Prayer is the pause that invites God to enter the scene. It is the space for Him to jump back in, so we can walk together, work together, play together.
It’s morning, and time for prayer. I uncurl, adjusting to the light. I lay flat, not really ready. I try to form thoughts, but they are slow and drowsy. My brain can’t focus. And so I pray with my body.
I stretch. Awake.
Awake me to Your presence. Wake me to the shining light of Your smile. Awake me to Your truth, goodness, and beauty. Wake me to Your voice. Wake me to wonder, wake me to you.
As for me, I shall behold Your face in righteousness;
I will be satisfied with Your likeness when I awake.
He awakens me morning by morning,
He awakens my ear to listen as a disciple.
The LORD’s lovingkindnesses indeed never cease,
For His compassions never fail.
They are new every morning;
Great is Your faithfulness.
I stretch upward. Offer.
I offer all that I am for all that You are. Weary arms, feeble knees, wandering feet. Day breaks and I pour out this offering once more. As I raise my offering, raise me to life.
Present your bodies a living and holy sacrifice, acceptable to God,
which is your spiritual service of worship.

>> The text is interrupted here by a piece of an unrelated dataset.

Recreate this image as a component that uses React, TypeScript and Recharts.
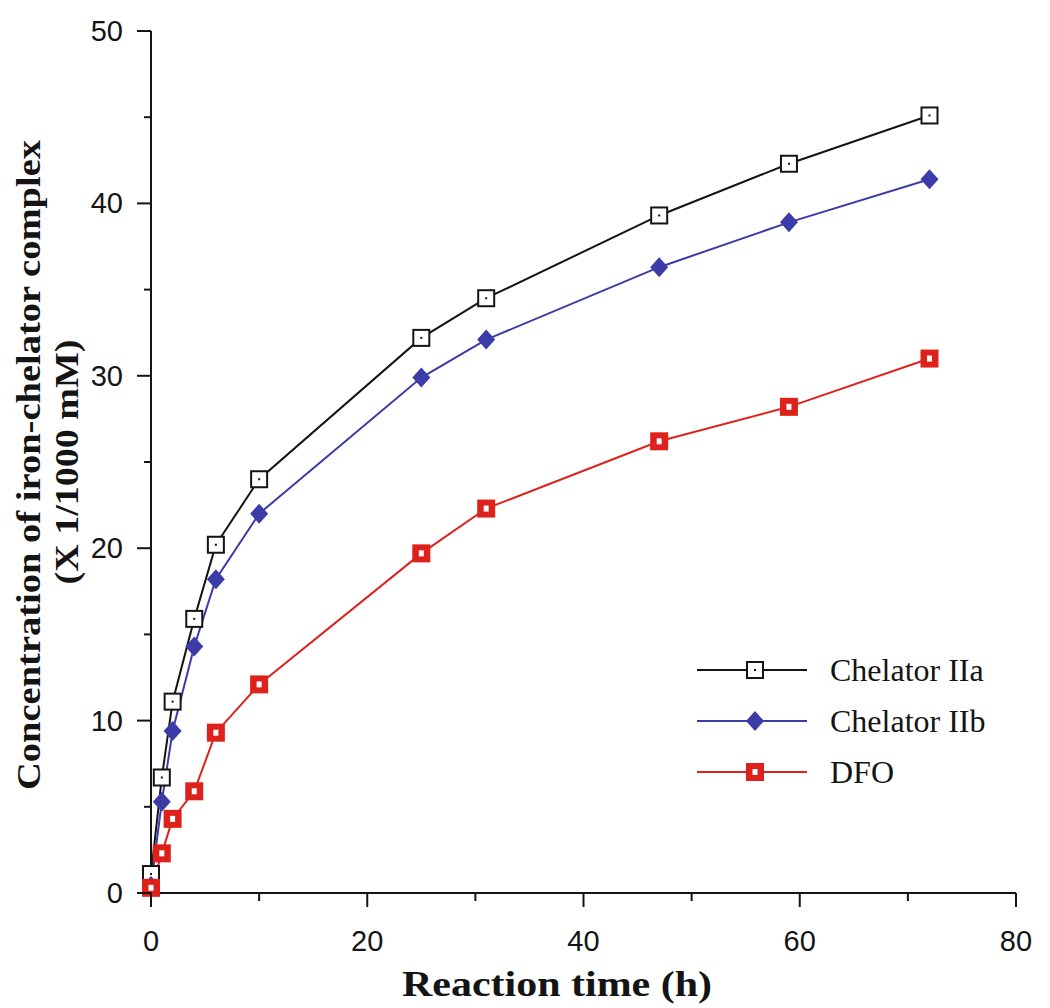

And you shall love the LORD Your God with all your heart, and with all your soul,
and with all your mind, and with all your strength.
I stretch outward. Align.
Align me with Your plans and purposes for this day, and these people. Align my energies with yours so that I will not grow weary in doing good. Align me with Your heart.
Thy kingdom come.
Thy will be done,
On earth as it is in heaven.
For we are His workmanship, created in Christ Jesus for good works,
which God prepared beforehand so that we would walk in them.
For it is God who is at work in you,
both to will and to work for His good pleasure.
I stretch. In You I live and move and have my being. In all that I do, let me move toward You. Ready for this day.